In the morning, it took three more matches to light the stove to cook breakfast. The two men were off as soon as the sun’s rays struck their tent. Roped together 60 feet apart, Petzoldt and Houston slowly plodded up the snow slopes leading to the Shoulder, often plunging in to their knees. In an era before down jackets, each man wore four Shetland sweaters over his flannel shirt, with an outer windproof suit and two pairs of wool mittens, but they still felt the cold acutely.

On that last push, the Wyoming cowboy came into his own. “Petzoldt was feeling strong and moving rapidly,” Houston later admitted, “but I had a curious weakness in my legs, so that every upward step was an effort requiring several breaths.” By 1:00
P.M.,
the two men had not only topped out on the Shoulder but had traversed its easy ridge to a point only 900 feet short of the slope that leads up to the Bottleneck couloir.

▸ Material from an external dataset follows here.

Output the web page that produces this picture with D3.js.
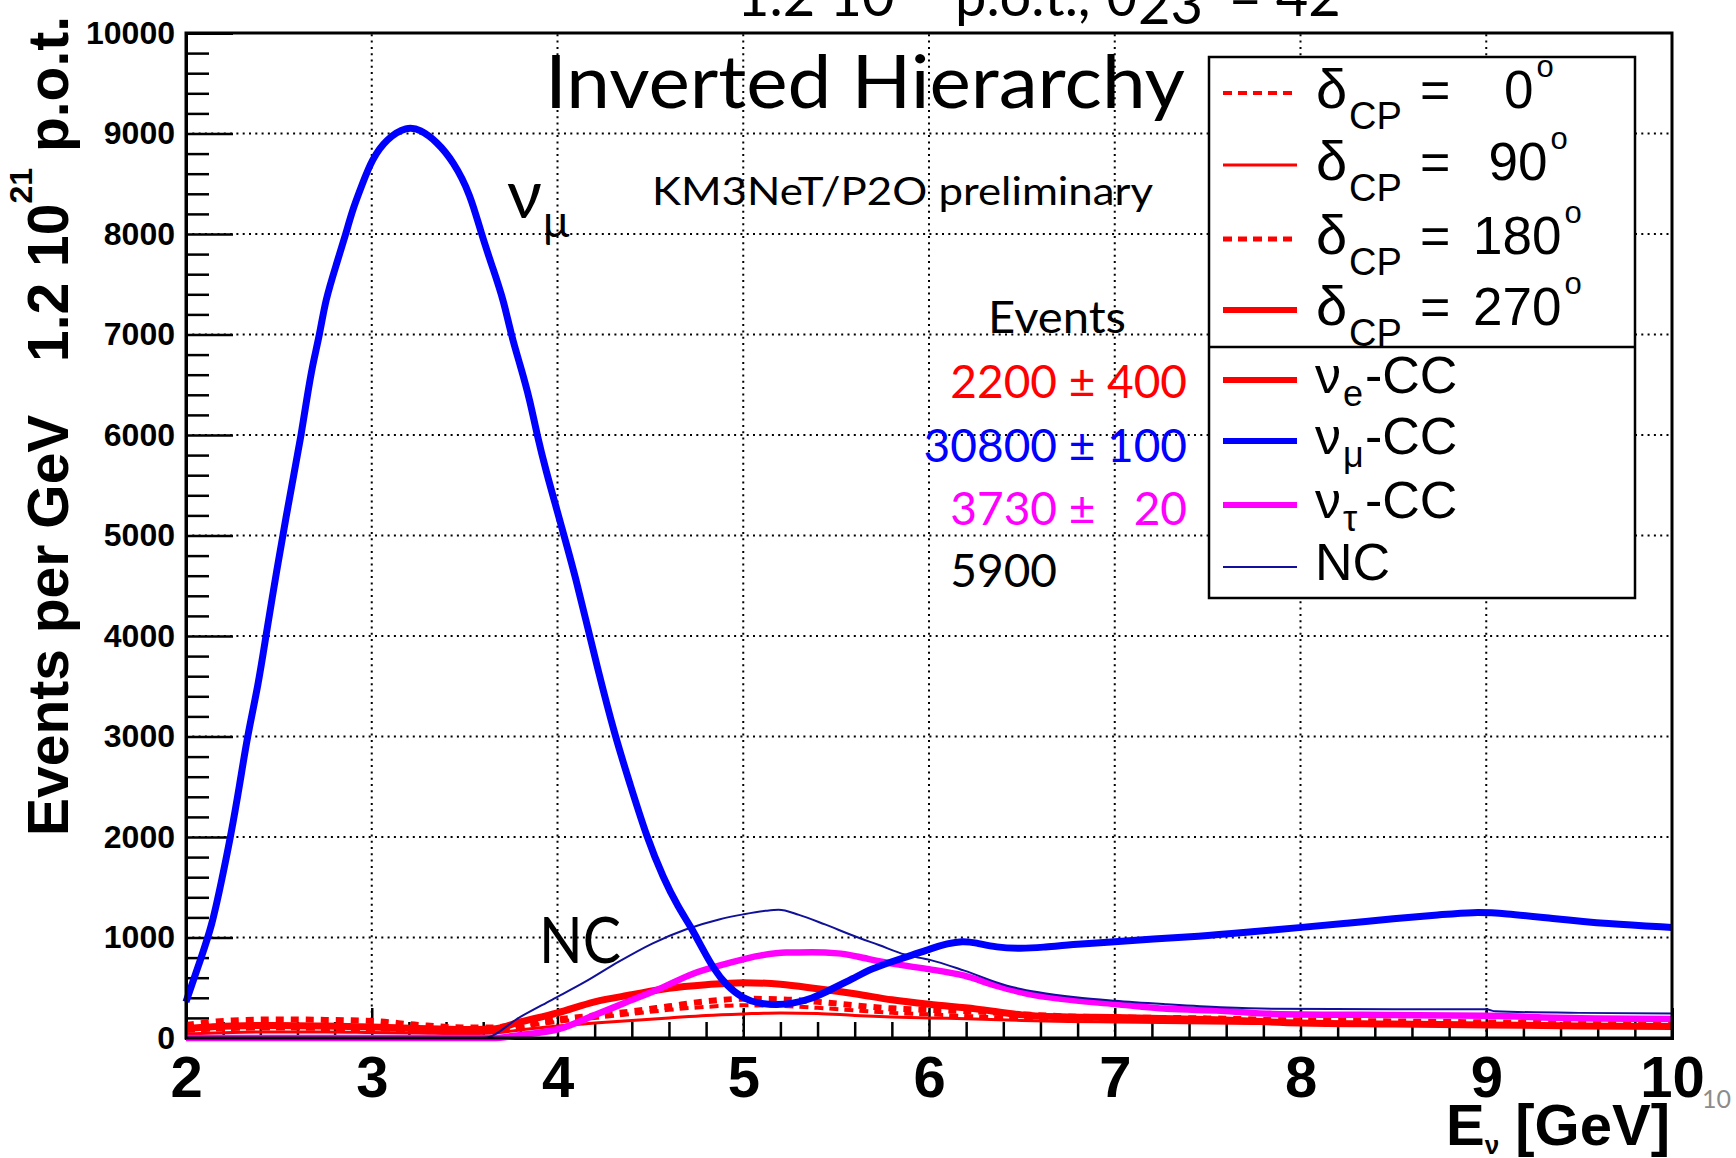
<!DOCTYPE html>
<html>
<head>
<meta charset="utf-8">
<script src="https://cdn.jsdelivr.net/npm/d3@7"></script>
<style>
  html, body { margin: 0; padding: 0; background: #fff; }
  svg { display: block; }
</style>
</head>
<body>
<script>
// ---- spectra: events per GeV vs neutrino energy [GeV] ----

// nu_mu CC
const numuE = [2.0, 2.08, 2.14, 2.19, 2.24, 2.29, 2.33, 2.39, 2.43, 2.49, 2.54, 2.58, 2.62, 2.65, 2.68,
  2.72, 2.75, 2.81, 2.86, 2.90, 2.95, 3.0, 3.08, 3.19, 3.26, 3.35, 3.44, 3.53, 3.59, 3.65,
  3.71, 3.75, 3.80, 3.85, 3.89, 3.94, 3.99, 4.05, 4.10, 4.15, 4.21, 4.31, 4.39, 4.48, 4.57,
  4.65, 4.72, 4.78, 4.84, 4.91, 5.0, 5.09, 5.18, 5.26, 5.37, 5.48, 5.59, 5.69, 5.8, 5.91,
  6.01, 6.1, 6.18, 6.25, 6.36, 6.5, 6.6, 6.8, 7.0, 7.2, 7.45, 7.7, 8.0, 8.25, 8.5,
  8.75, 8.93, 9.1, 9.35, 9.65, 10.0];
const numuN = [360, 790, 1120, 1550, 2000, 2530, 3000, 3520, 4000, 4670, 5200, 5600, 6000, 6355, 6690,
  7000, 7340, 7700, 8000, 8260, 8500, 8740, 8950, 9070, 9040, 8920, 8720, 8400, 8000, 7670,
  7340, 7000, 6690, 6360, 6000, 5630, 5300, 4900, 4560, 4180, 3720, 3000, 2530, 2000, 1590,
  1300, 1100, 890, 690, 520, 390, 340, 330, 340, 390, 490, 590, 690, 760, 825,
  890, 940, 965, 950, 900, 890, 900, 935, 955, 985, 1010, 1050, 1100, 1140, 1190,
  1225, 1255, 1240, 1190, 1135, 1100];

// neutral current
const ncE = [2.0, 3.6, 3.8, 3.97, 4.15, 4.33, 4.51, 4.69, 4.87, 5.0, 5.12, 5.19, 5.3, 5.44, 5.59, 5.73,
  5.87, 6.0, 6.19, 6.42, 6.59, 6.79, 7.0, 7.28, 7.57, 7.85, 8.5, 9.0, 9.05, 9.5, 10.0];
const ncN = [0, 0, 210, 380, 560, 760, 940, 1080, 1180, 1230, 1265, 1275, 1225, 1130, 1020, 925,
  830, 780, 670, 520, 455, 405, 370, 335, 305, 290, 285, 285, 265, 250, 245];

// nu_tau CC
const nutauE = [2.0, 3.65, 3.8, 4.01, 4.19, 4.37, 4.55, 4.73, 4.91, 5.09, 5.23, 5.37, 5.51, 5.62, 5.73,
  5.87, 6.0, 6.19, 6.36, 6.53, 6.71, 7.0, 7.28, 7.57, 7.85, 8.5, 9.0, 9.3, 10.0];
const nutauN = [0, 0, 30, 90, 220, 355, 490, 640, 740, 820, 850, 852, 842, 808, 765,
  720, 685, 620, 520, 440, 390, 338, 290, 272, 240, 228, 222, 205, 190];

// nu_e CC for four values of delta_CP
const nueE = [2.0, 2.25, 2.5, 2.75, 3.0, 3.25, 3.5, 3.65, 3.8, 4.0, 4.2, 4.4, 4.6, 4.8, 5.0,
  5.2, 5.4, 5.6, 5.8, 6.0, 6.25, 6.5, 6.75, 7.0, 7.5, 8.0, 8.5, 9.0, 9.5, 10.0];
const nueCP0 = [70, 90, 95, 90, 85, 75, 65, 70, 110, 160, 200, 240, 280, 310, 325,
  320, 300, 275, 250, 235, 215, 195, 180, 175, 165, 150, 140, 135, 125, 120];
const nueCP90 = [40, 55, 60, 60, 55, 50, 45, 50, 80, 120, 150, 175, 200, 225, 240,
  250, 245, 225, 210, 200, 190, 175, 165, 160, 150, 140, 130, 125, 115, 110];
const nueCP180 = [130, 175, 185, 180, 170, 130, 105, 105, 140, 185, 225, 265, 315, 365, 390,
  385, 360, 325, 295, 280, 265, 235, 215, 205, 195, 175, 165, 155, 145, 135];
const nueCP270 = [95, 120, 125, 120, 110, 95, 85, 90, 160, 250, 360, 430, 495, 530, 550,
  535, 490, 440, 380, 335, 290, 230, 210, 205, 185, 150, 140, 130, 120, 115];

// axis ticks
const xTicks = [2, 3, 4, 5, 6, 7, 8, 9, 10];
const yTicks = [0, 1000, 2000, 3000, 4000, 5000, 6000, 7000, 8000, 9000, 10000];

// event-count table
const countRows = [
  { n: "2200",  pm: "±", err: "400", color: "#ff0000" },
  { n: "30800", pm: "±", err: "100", color: "#0000ff" },
  { n: "3730",  pm: "±", err: "20",  color: "#ff00ff" },
  { n: "5900",  pm: "",  err: "",    color: "#000000" }
];

// legend entries
const cpLegend = [
  { deg: "0",   dash: "9,6", width: 4 },
  { deg: "90",  dash: null,  width: 3 },
  { deg: "180", dash: "9,6", width: 5 },
  { deg: "270", dash: null,  width: 6 }
];
const flavourLegend = [
  { sym: "ν", sub: "e", rest: "-CC", color: "#ff0000", width: 6 },
  { sym: "ν", sub: "μ", rest: "-CC", color: "#0000ff", width: 6 },
  { sym: "ν", sub: "τ", rest: "-CC", color: "#ff00ff", width: 6 },
  { sym: "NC", sub: "", rest: "", color: "#10109a", width: 2 }
];

// ---- drawing ----
const W = 1736, H = 1158;
const frame = { left: 186, right: 1672, top: 33, bottom: 1038 };
const HELV = "'Liberation Sans', Arial, Helvetica, sans-serif";
const SLIDE = "Lato, 'Open Sans', 'Noto Sans', sans-serif";

const svg = d3.select("body").append("svg")
  .attr("width", W).attr("height", H)
  .attr("viewBox", `0 0 ${W} ${H}`);

svg.append("rect").attr("width", W).attr("height", H).attr("fill", "#fff");

const x = d3.scaleLinear().domain([2, 10]).range([frame.left, frame.right]);
const y = d3.scaleLinear().domain([0, 10000]).range([frame.bottom, frame.top]);

// dotted grid
const grid = svg.append("g").attr("stroke", "#000").attr("stroke-width", 2)
  .attr("stroke-dasharray", "2,4.3");
grid.selectAll("line.gx").data(xTicks.slice(1, -1)).join("line")
  .attr("x1", d => x(d)).attr("x2", d => x(d))
  .attr("y1", frame.bottom).attr("y2", frame.top);
grid.selectAll("line.gy").data(yTicks.slice(1, -1)).join("line")
  .attr("x1", frame.left).attr("x2", frame.right)
  .attr("y1", d => y(d)).attr("y2", d => y(d));

// axes with inward ticks
const minorY = d3.range(200, 10000, 200).filter(v => v % 1000 !== 0);
const minorX = d3.range(2.2, 10, 0.2).filter(v => Math.abs(v - Math.round(v)) > 1e-6);

const yAxis = svg.append("g").attr("transform", `translate(${frame.left},0)`)
  .call(d3.axisLeft(y).tickValues(yTicks).tickSize(-47).tickPadding(11).tickFormat(d3.format("d")));
svg.append("g").attr("transform", `translate(${frame.left},0)`)
  .call(d3.axisLeft(y).tickValues(minorY).tickSize(-23).tickFormat(""))
  .call(g => g.select(".domain").remove());

const xAxis = svg.append("g").attr("transform", `translate(0,${frame.bottom})`)
  .call(d3.axisBottom(x).tickValues(xTicks).tickSize(-30).tickPadding(18).tickFormat(d3.format("d")));
svg.append("g").attr("transform", `translate(0,${frame.bottom})`)
  .call(d3.axisBottom(x).tickValues(minorX).tickSize(-16).tickFormat(""))
  .call(g => g.select(".domain").remove());

svg.selectAll(".tick line").attr("stroke", "#000").attr("stroke-width", 2.5);
svg.selectAll(".domain").attr("stroke", "#000").attr("stroke-width", 3);
yAxis.selectAll("text").attr("font-family", HELV).attr("font-weight", "bold")
  .attr("font-size", 32).attr("fill", "#000");
xAxis.selectAll("text").attr("font-family", HELV).attr("font-weight", "bold")
  .attr("font-size", 58).attr("fill", "#000");

// spectra
const smooth = d3.line().x(d => x(d[0])).y(d => y(d[1])).curve(d3.curveMonotoneX);
const soft = d3.line().x(d => x(d[0])).y(d => y(d[1])).curve(d3.curveBasis);
const pairs = (E, N) => E.map((e, i) => [e, N[i]]);

const curves = svg.append("g").attr("fill", "none")
  .attr("stroke-linejoin", "round");

const nueSeries = [
  { data: nueCP90,  width: 3, dash: null },
  { data: nueCP0,   width: 4, dash: "9,6" },
  { data: nueCP180, width: 6, dash: "8,7" },
  { data: nueCP270, width: 7, dash: null }
];
nueSeries.forEach(s => {
  curves.append("path").attr("d", smooth(pairs(nueE, s.data)))
    .attr("stroke", "#ff0000").attr("stroke-width", s.width)
    .attr("stroke-dasharray", s.dash);
});
curves.append("path").attr("d", smooth(pairs(nutauE, nutauN)))
  .attr("stroke", "#ff00ff").attr("stroke-width", 6.5);
curves.append("path").attr("d", smooth(pairs(ncE, ncN)))
  .attr("stroke", "#10109a").attr("stroke-width", 2);
curves.append("path").attr("d", soft(pairs(numuE, numuN)))
  .attr("stroke", "#0000ff").attr("stroke-width", 7);

// frame
svg.append("rect")
  .attr("x", frame.left).attr("y", frame.top)
  .attr("width", frame.right - frame.left).attr("height", frame.bottom - frame.top)
  .attr("fill", "none").attr("stroke", "#000").attr("stroke-width", 3);

// axis titles
const yl = svg.append("text")
  .attr("transform", "translate(68,836) rotate(-90)")
  .attr("font-family", HELV).attr("font-weight", "bold").attr("font-size", 57).attr("fill", "#000");
yl.append("tspan").attr("x", 0).text("Events per GeV");
yl.append("tspan").attr("x", 474).text("1.2 10");
yl.append("tspan").attr("dy", -36).attr("font-size", 32).text("21");
yl.append("tspan").attr("dy", 36).text(" p.o.t.");

const xl = svg.append("text")
  .attr("x", 1670).attr("y", 1145).attr("text-anchor", "end")
  .attr("font-family", HELV).attr("font-weight", "bold").attr("font-size", 58).attr("fill", "#000");
xl.append("tspan").text("E");
xl.append("tspan").attr("dy", 9).attr("font-size", 26).text("ν");
xl.append("tspan").attr("dy", -9).text(" [GeV]");

// slide heading (runs off the top edge)
const head = svg.append("text").attr("y", 16)
  .attr("font-family", SLIDE).attr("font-size", 56).attr("fill", "#000");
head.append("tspan").attr("x", 737).text("1.2 10");
head.append("tspan").attr("dy", -26).attr("font-size", 36).text("21");
head.append("tspan").attr("x", 955).attr("dy", 26).text("p.o.t., θ");
head.append("tspan").attr("x", 1138).attr("dy", 8).text("23");
head.append("tspan").attr("x", 1229).attr("dy", -8).text("= 42°");

// annotations
svg.append("text").attr("x", 545).attr("y", 108)
  .attr("font-family", SLIDE).attr("font-size", 74).attr("fill", "#000")
  .attr("textLength", 640).attr("lengthAdjust", "spacingAndGlyphs")
  .text("Inverted Hierarchy");
svg.append("text").attr("x", 652).attr("y", 205)
  .attr("font-family", SLIDE).attr("font-size", 39).attr("fill", "#000")
  .attr("textLength", 501).attr("lengthAdjust", "spacingAndGlyphs")
  .text("KM3NeT/P2O preliminary");

const numuLbl = svg.append("text").attr("font-family", SLIDE).attr("fill", "#000");
numuLbl.append("tspan").attr("x", 507).attr("y", 218).attr("font-size", 68).text("ν");
numuLbl.append("tspan").attr("x", 543).attr("y", 237).attr("font-size", 44).text("μ");

svg.append("text").attr("x", 539).attr("y", 963)
  .attr("font-family", SLIDE).attr("font-size", 64).attr("fill", "#000")
  .attr("textLength", 82).attr("lengthAdjust", "spacingAndGlyphs")
  .text("NC");

// event-count table
svg.append("text").attr("x", 1057).attr("y", 333).attr("text-anchor", "middle")
  .attr("font-family", SLIDE).attr("font-size", 45).attr("fill", "#000")
  .attr("textLength", 138).attr("lengthAdjust", "spacingAndGlyphs").text("Events");
const rowBase = [398, 462, 525, 587];
countRows.forEach((r, i) => {
  const g = svg.append("g").attr("font-family", SLIDE).attr("font-size", 46).attr("fill", r.color);
  g.append("text").attr("x", 1057).attr("y", rowBase[i]).attr("text-anchor", "end").text(r.n);
  if (r.pm) g.append("text").attr("x", 1082).attr("y", rowBase[i]).attr("text-anchor", "middle").text(r.pm);
  if (r.err) g.append("text").attr("x", 1187).attr("y", rowBase[i]).attr("text-anchor", "end").text(r.err);
});

// legend
const leg = { x0: 1209, x1: 1635, y0: 57, y1: 598, split: 347 };
const lg = svg.append("g");
lg.append("rect").attr("x", leg.x0).attr("y", leg.y0)
  .attr("width", leg.x1 - leg.x0).attr("height", leg.y1 - leg.y0)
  .attr("fill", "#fff").attr("stroke", "#000").attr("stroke-width", 2.5);
lg.append("line").attr("x1", leg.x0).attr("x2", leg.x1)
  .attr("y1", leg.split).attr("y2", leg.split)
  .attr("stroke", "#000").attr("stroke-width", 2.5);

const cpRowY = [93, 165, 239, 310];
cpLegend.forEach((r, i) => {
  const yy = cpRowY[i];
  lg.append("line").attr("x1", 1223).attr("x2", 1297).attr("y1", yy).attr("y2", yy)
    .attr("stroke", "#ff0000").attr("stroke-width", r.width).attr("stroke-dasharray", r.dash);
  const base = yy + 15;
  const t = lg.append("text").attr("font-family", HELV).attr("fill", "#000");
  t.append("tspan").attr("x", 1316).attr("y", base).attr("font-size", 56).text("δ");
  t.append("tspan").attr("x", 1349).attr("y", base + 21).attr("font-size", 38).text("CP");
  t.append("tspan").attr("x", 1420).attr("y", base).attr("font-size", 52).text("=");
  // the angle sits after padding spaces, so shorter values start further right
  const v = lg.append("text").attr("font-family", HELV).attr("fill", "#000");
  v.append("tspan").attr("x", 1473 + (3 - r.deg.length) * 15.5).attr("y", base)
    .attr("font-size", 53).text(r.deg);
  v.append("tspan").attr("dx", 3).attr("y", base - 31).attr("font-size", 31).text("o");
});

const flRowY = [380, 441, 505, 567];
flavourLegend.forEach((r, i) => {
  const yy = flRowY[i];
  lg.append("line").attr("x1", 1223).attr("x2", 1297).attr("y1", yy).attr("y2", yy)
    .attr("stroke", r.color).attr("stroke-width", r.width);
  const base = yy + 13;
  const t = lg.append("text").attr("font-family", HELV).attr("font-size", 52).attr("fill", "#000");
  t.append("tspan").attr("x", 1315).attr("y", base).text(r.sym);
  if (r.sub) {
    t.append("tspan").attr("x", 1343).attr("y", base + 13).attr("font-size", 36).text(r.sub);
    t.append("tspan").attr("x", 1365).attr("y", base).text(r.rest);
  }
});

// page number
svg.append("text").attr("x", 1702).attr("y", 1108)
  .attr("font-family", SLIDE).attr("font-size", 25).attr("fill", "#8c8c8c").text("10");
</script>
</body>
</html>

The men ate a quick lunch, then unroped, hoping to dry the coiled line by laying it out in the sun. Petzoldt continued in the lead. Houston later recalled,

I could see him ahead of me working steadily upward, pausing now and then to take bearings. My progress was ludicrously slow. Every inch I gained in altitude was an effort. My legs were so weak I was forced to rest every five or six steps, and soon fatigue
made me forget all danger from above. I struggled on—why I do not know.